Exercise details =>
Restate, exactly and without pictures, the lines from the start of the listing below through the line holding "(235,382) -- (242,1423);".

**** Data shown

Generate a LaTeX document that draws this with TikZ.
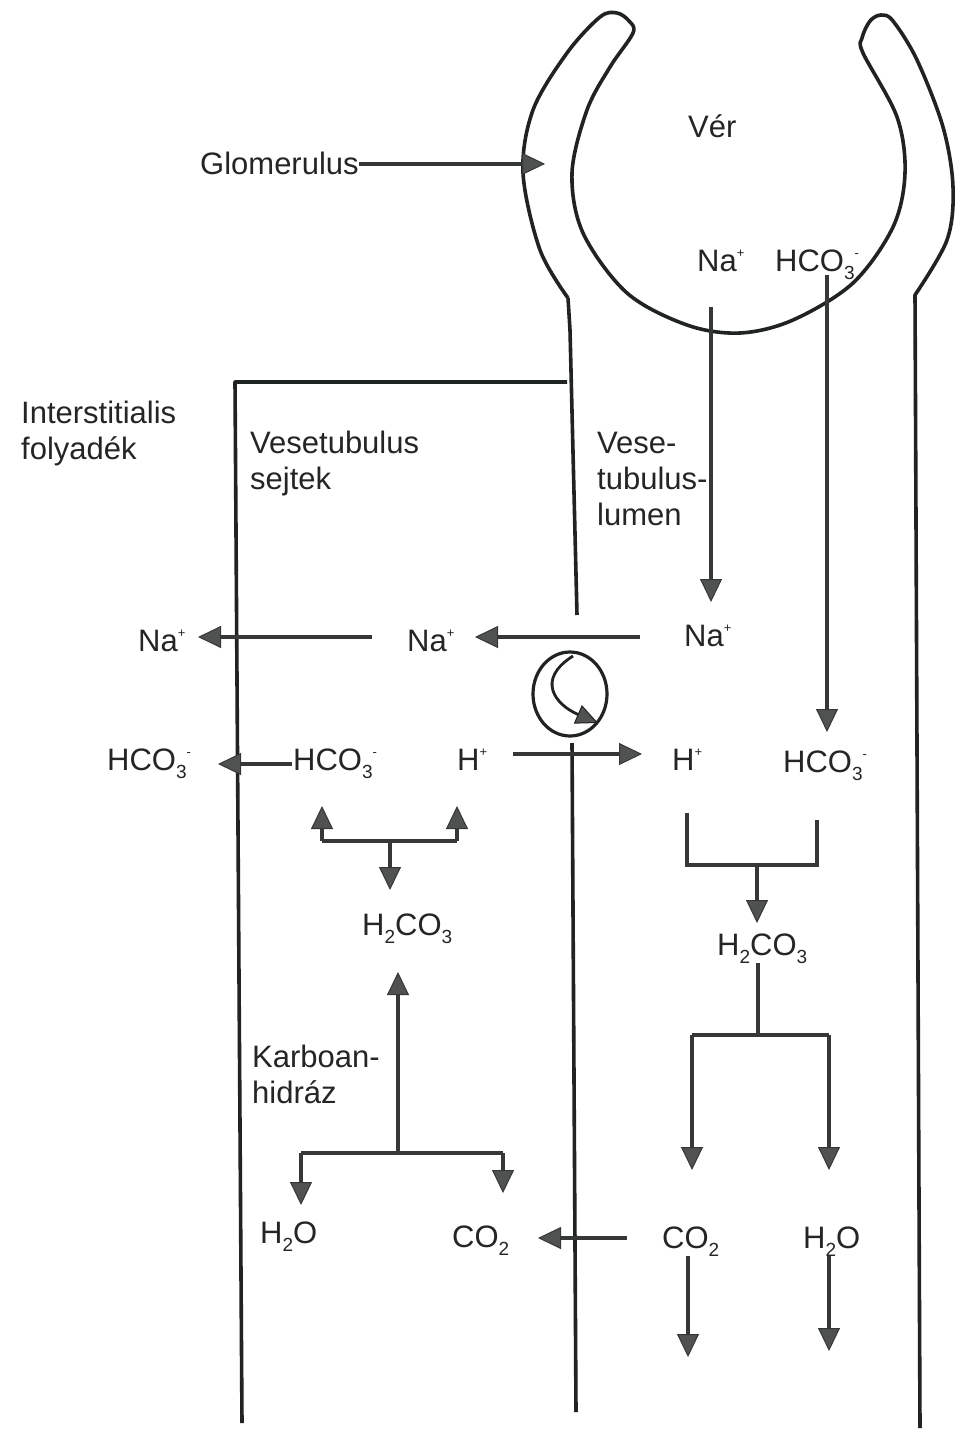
\documentclass[tikz,border=0pt]{standalone}
\usepackage{fontspec}
\setmainfont{Liberation Sans}
\usetikzlibrary{arrows.meta,shapes.geometric}
\definecolor{ink}{HTML}{1f2322}
\definecolor{arrink}{HTML}{363838}
\definecolor{tipfill}{HTML}{505251}
\definecolor{txt}{HTML}{252525}
\newcommand\lo[1]{\raisebox{-8pt}{\fontsize{19}{19}\selectfont #1}}
\newcommand\hi[1]{\raisebox{14pt}{\fontsize{13}{13}\selectfont #1}}
\begin{document}
\begin{tikzpicture}[x=1pt,y=-1pt,
  wall/.style={draw=ink, line width=3.6pt, line join=round},
  arr/.style={draw=arrink, line width=3.4pt, -{Triangle[length=23pt,width=22pt,fill=tipfill,color=arrink,line width=1pt]}},
  plainline/.style={draw=arrink, line width=3.4pt, line join=miter},
  lbl/.style={text=txt, font=\fontsize{31}{36}\selectfont, inner sep=0pt, anchor=base west, align=left},
]
\useasboundingbox[fill=white] (0,0) rectangle (967,1439);

% --- glomerulus outline and tubule walls ---
\draw[wall] (577,615) -- (570,330) -- (568,298)
  plot[smooth, tension=0.55] coordinates {(568,298) (540,250) (523,173) (533,110) (567,53) (600,17) (617,13) (629,21) (633,33)
   (610,67) (587,110) (572,173) (583,233) (627,293) (687,325) (740,333) (793,320) (853,283) (893,227) (905,173) (897,117) (863,53) (862,38) (870,21) (881,15) (893,21) (917,60) (943,127) (953,187) (947,240) (915,295)}
  -- (920,1428);
\draw[wall] (572,743) -- (576,1412);
\draw[wall] (567,382) -- (235,382) -- (242,1423);

% --- texts ---
\node[lbl] (glom) at (200,175) {Glomerulus};
\node[lbl] (ver) at (688,138) {Vér};
\node[lbl] (naV) at (697,272) {Na\hi{+}};
\node[lbl] (hcoV) at (775,272) {HCO\lo{3}\hi{-}};
\node[lbl] (interst) at (21,459) {Interstitialis\\folyadék};
\node[lbl] (sejt) at (250,489) {Vesetubulus\\sejtek};
\node[lbl] (lumen) at (597,525) {Vese-\\tubulus-\\lumen};
\node[lbl] (naL) at (138,651) {Na\hi{+}};
\node[lbl] (naM) at (407,651) {Na\hi{+}};
\node[lbl] (naR) at (684,646) {Na\hi{+}};
\node[lbl] (hcoL) at (107,770) {HCO\lo{3}\hi{-}};
\node[lbl] (hcoM) at (293,770) {HCO\lo{3}\hi{-}};
\node[lbl] (hM) at (457,770) {H\hi{+}};
\node[lbl] (hR) at (672,770) {H\hi{+}};
\node[lbl] (hcoR) at (783,772) {HCO\lo{3}\hi{-}};
\node[lbl] (hcM) at (362,935) {H\lo{2}CO\lo{3}};
\node[lbl] (karbo) at (252,1103) {Karboan-\\hidráz};
\node[lbl] (h2oL) at (260,1243) {H\lo{2}O};
\node[lbl] (co2M) at (452,1247) {CO\lo{2}};
\node[lbl] (hcR) at (717,955) {H\lo{2}CO\lo{3}};
\node[lbl] (co2R) at (662,1248) {CO\lo{2}};
\node[lbl] (h2oR) at (803,1248) {H\lo{2}O};

% --- coordinates for connectors ---
\coordinate (glomtip) at (545,163);
\coordinate (naTop) at (711,307);   \coordinate (naDown) at (711,602);
\coordinate (hcTop) at (827,275);   \coordinate (hcDown) at (827,732);
\coordinate (naRs) at (640,637);    \coordinate (naMt) at (475,637);
\coordinate (naMs) at (372,637);    \coordinate (naLt) at (198,637);
\coordinate (hMs) at (513,754);     \coordinate (hRt) at (642,754);
\coordinate (hcoMs) at (292,764);   \coordinate (hcoLt) at (218,764);
\coordinate (fL) at (322,841); \coordinate (fR) at (457,841); \coordinate (fC) at (390,841);
\coordinate (fLt) at (322,806); \coordinate (fRt) at (457,806); \coordinate (fCt) at (390,890);
\coordinate (upS) at (398,1153); \coordinate (upT) at (398,972);
\coordinate (gL) at (301,1153); \coordinate (gR) at (503,1153);
\coordinate (gLt) at (301,1205); \coordinate (gRt) at (503,1193);
\coordinate (co2s) at (627,1238); \coordinate (co2t) at (538,1238);
\coordinate (uA) at (687,813); \coordinate (uB) at (687,865); \coordinate (uC) at (817,865); \coordinate (uD) at (817,820);
\coordinate (uS) at (757,865); \coordinate (uT) at (757,923);
\coordinate (kS) at (758,963); \coordinate (kC) at (758,1035);
\coordinate (kL) at (692,1035); \coordinate (kR) at (829,1035);
\coordinate (kLt) at (692,1170); \coordinate (kRt) at (829,1170);
\coordinate (c2s) at (688,1256); \coordinate (c2t) at (688,1357);
\coordinate (h2s) at (829,1256); \coordinate (h2t) at (829,1351);

% --- connectors ---
\draw[arr] (glom.east) -- (glom.east -| glomtip);
\draw[arr] (naTop) -- (naDown);
\draw[arr] (hcTop) -- (hcDown);
\draw[arr] (naRs) -- (naMt);
\draw[arr] (naMs) -- (naLt);
\draw[arr] (hMs) -- (hRt);
\draw[arr] (hcoMs) -- (hcoLt);
\draw[plainline] (fL) -- (fR);
\draw[arr] (fL) -- (fLt);
\draw[arr] (fR) -- (fRt);
\draw[arr] (fC) -- (fCt);
\draw[arr] (upS) -- (upT);
\draw[plainline] (gL) -- (gR);
\draw[arr] (gL) -- (gLt);
\draw[arr] (gR) -- (gRt);
\draw[arr] (co2s) -- (co2t);
\draw[plainline] (uA) -- (uB) -- (uC) -- (uD);
\draw[arr] (uS) -- (uT);
\draw[plainline] (kS) -- (kC);
\draw[plainline] (kL) -- (kR);
\draw[arr] (kL) -- (kLt);
\draw[arr] (kR) -- (kRt);
\draw[arr] (c2s) -- (c2t);
\draw[arr] (h2s) -- (h2t);

% --- symporter ---
\node[draw=ink, line width=3.2pt, ellipse, minimum width=74pt, minimum height=84pt, inner sep=0pt] (sym) at (570,694) {};
\coordinate (symS) at (573,656); \coordinate (symT) at (598,723);
\draw[draw=ink, line width=2.8pt, -{Triangle[length=22pt,width=20pt,fill=tipfill,color=ink,line width=1pt]}]
  (symS) .. controls (535,680) and (556,705) .. (symT);
\end{tikzpicture}
\end{document}
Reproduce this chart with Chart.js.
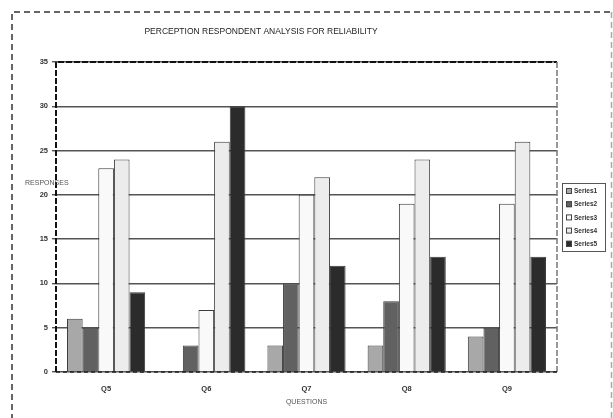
<!DOCTYPE html>
<html>
<head>
<meta charset="utf-8">
<script src="https://cdn.jsdelivr.net/npm/chart.js@4.4.1/dist/chart.umd.min.js"></script>
<style>
  html, body { margin: 0; padding: 0; background: #fff; }
  #wrap { width: 613px; height: 418px; position: relative; }
</style>
</head>
<body>
<div id="wrap"><canvas id="c" width="613" height="418"></canvas></div>
<script>
// Survey responses per question, one list per series
const questions = ['Q5', 'Q6', 'Q7', 'Q8', 'Q9'];
const seriesNames = ['Series1', 'Series2', 'Series3', 'Series4', 'Series5'];
const series1 = [6, 0, 3, 3, 4];
const series2 = [5, 3, 10, 8, 5];
const series3 = [23, 7, 20, 19, 19];
const series4 = [24, 26, 22, 24, 26];
const series5 = [9, 30, 12, 13, 13];
const yTicks = [0, 5, 10, 15, 20, 25, 30, 35];

const fills = ['#a8a8a8', '#616161', '#f9f9f9', '#ececec', '#2b2b2b'];
const values = [series1, series2, series3, series4, series5];

const FONT = '"Liberation Sans", Arial, sans-serif';

// Frames, titles and the boxed legend drawn around the plot
const decorations = {
  id: 'decorations',
  beforeDraw(chart) {
    const ctx = chart.ctx;
    ctx.save();
    ctx.fillStyle = '#fff';
    ctx.fillRect(0, 0, chart.width, chart.height);
    ctx.restore();
  },
  afterDraw(chart) {
    const ctx = chart.ctx;
    const a = chart.chartArea;
    ctx.save();

    // outer dashed frame
    ctx.strokeStyle = '#333';
    ctx.lineWidth = 1.5;
    ctx.setLineDash([6, 4]);
    ctx.beginPath();
    ctx.moveTo(12, 430);
    ctx.lineTo(12, 12);
    ctx.lineTo(chart.width - 1.5, 12);
    ctx.stroke();
    ctx.strokeStyle = '#aaa';
    ctx.beginPath();
    ctx.moveTo(chart.width - 1.5, 12);
    ctx.lineTo(chart.width - 1.5, 430);
    ctx.stroke();

    // dashed plot-area frame
    ctx.strokeStyle = '#111';
    ctx.lineWidth = 2;
    ctx.setLineDash([6, 2]);
    ctx.beginPath();
    ctx.moveTo(a.left, a.bottom);
    ctx.lineTo(a.left, a.top);
    ctx.lineTo(a.right, a.top);
    ctx.stroke();
    ctx.strokeStyle = '#777';
    ctx.lineWidth = 1.5;
    ctx.beginPath();
    ctx.moveTo(a.right, a.top);
    ctx.lineTo(a.right, a.bottom);
    ctx.stroke();
    ctx.strokeStyle = '#222';
    ctx.lineWidth = 1.5;
    ctx.setLineDash([4, 3]);
    ctx.beginPath();
    ctx.moveTo(a.left, a.bottom);
    ctx.lineTo(a.right, a.bottom);
    ctx.stroke();
    ctx.setLineDash([]);

    // chart title
    ctx.fillStyle = '#222';
    ctx.font = '8.5px ' + FONT;
    ctx.textAlign = 'center';
    ctx.textBaseline = 'middle';
    ctx.fillText('PERCEPTION RESPONDENT ANALYSIS FOR RELIABILITY', 261, 32);

    // axis titles
    ctx.fillStyle = '#555';
    ctx.font = '7px ' + FONT;
    ctx.textAlign = 'left';
    ctx.fillText('RESPONSES', 25, 183);
    ctx.textAlign = 'center';
    ctx.fillText('QUESTIONS', (a.left + a.right) / 2, 402);

    // legend
    const lx = 562, ly = 183, lw = 43, lh = 68;
    ctx.fillStyle = '#fff';
    ctx.fillRect(lx, ly, lw, lh);
    ctx.strokeStyle = '#555';
    ctx.lineWidth = 1;
    ctx.strokeRect(lx + 0.5, ly + 0.5, lw, lh);
    ctx.font = 'bold 6.5px ' + FONT;
    ctx.textAlign = 'left';
    chart.data.datasets.forEach((ds, i) => {
      const y = 191 + i * 13.2;
      ctx.fillStyle = ds.backgroundColor;
      ctx.fillRect(566, y - 3, 6, 6);
      ctx.strokeStyle = '#444';
      ctx.strokeRect(566.5, y - 2.5, 5, 5);
      ctx.fillStyle = '#333';
      ctx.fillText(ds.label, 574, y + 0.5);
    });
    ctx.restore();
  }
};

new Chart(document.getElementById('c'), {
  type: 'bar',
  data: {
    labels: questions,
    datasets: seriesNames.map((name, i) => ({
      label: name,
      data: values[i],
      backgroundColor: fills[i],
      borderColor: '#3a3a3a',
      borderWidth: 1,
      borderSkipped: 'bottom',
      categoryPercentage: 0.78,
      barPercentage: 1.0
    }))
  },
  options: {
    responsive: false,
    animation: false,
    devicePixelRatio: 1,
    layout: { padding: { top: 62, right: 56, left: 0, bottom: 0 } },
    plugins: {
      legend: { display: false },
      title: { display: false },
      tooltip: { enabled: false }
    },
    scales: {
      x: {
        grid: { display: false },
        border: { display: false },
        ticks: {
          color: '#333',
          font: { family: FONT, size: 7.5, weight: 'bold' },
          padding: 4
        },
        afterFit(scale) { scale.height = 46; }
      },
      y: {
        min: 0,
        max: 35,
        afterBuildTicks(scale) { scale.ticks = yTicks.map(v => ({ value: v })); },
        grid: { color: '#555', lineWidth: 1.4, tickLength: 4, drawTicks: true },
        border: { display: false },
        ticks: {
          color: '#333',
          font: { family: FONT, size: 7.5, weight: 'bold' },
          padding: 4
        },
        afterFit(scale) { scale.width = 56; }
      }
    }
  },
  plugins: [decorations]
});
</script>
</body>
</html>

********

Correct result =>
Generate a LaTeX document that draws this with TikZ.
\documentclass[tikz,border=0pt]{standalone}
\usepackage{fontspec}
\setmainfont{Liberation Sans}
\usetikzlibrary{arrows.meta,shapes.geometric}
\definecolor{ink}{HTML}{1f2322}
\definecolor{arrink}{HTML}{363838}
\definecolor{tipfill}{HTML}{505251}
\definecolor{txt}{HTML}{252525}
\newcommand\lo[1]{\raisebox{-8pt}{\fontsize{19}{19}\selectfont #1}}
\newcommand\hi[1]{\raisebox{14pt}{\fontsize{13}{13}\selectfont #1}}
\begin{document}
\begin{tikzpicture}[x=1pt,y=-1pt,
  wall/.style={draw=ink, line width=3.6pt, line join=round},
  arr/.style={draw=arrink, line width=3.4pt, -{Triangle[length=23pt,width=22pt,fill=tipfill,color=arrink,line width=1pt]}},
  plainline/.style={draw=arrink, line width=3.4pt, line join=miter},
  lbl/.style={text=txt, font=\fontsize{31}{36}\selectfont, inner sep=0pt, anchor=base west, align=left},
]
\useasboundingbox[fill=white] (0,0) rectangle (967,1439);

% --- glomerulus outline and tubule walls ---
\draw[wall] (577,615) -- (570,330) -- (568,298)
  plot[smooth, tension=0.55] coordinates {(568,298) (540,250) (523,173) (533,110) (567,53) (600,17) (617,13) (629,21) (633,33)
   (610,67) (587,110) (572,173) (583,233) (627,293) (687,325) (740,333) (793,320) (853,283) (893,227) (905,173) (897,117) (863,53) (862,38) (870,21) (881,15) (893,21) (917,60) (943,127) (953,187) (947,240) (915,295)}
  -- (920,1428);
\draw[wall] (572,743) -- (576,1412);
\draw[wall] (567,382) -- (235,382) -- (242,1423);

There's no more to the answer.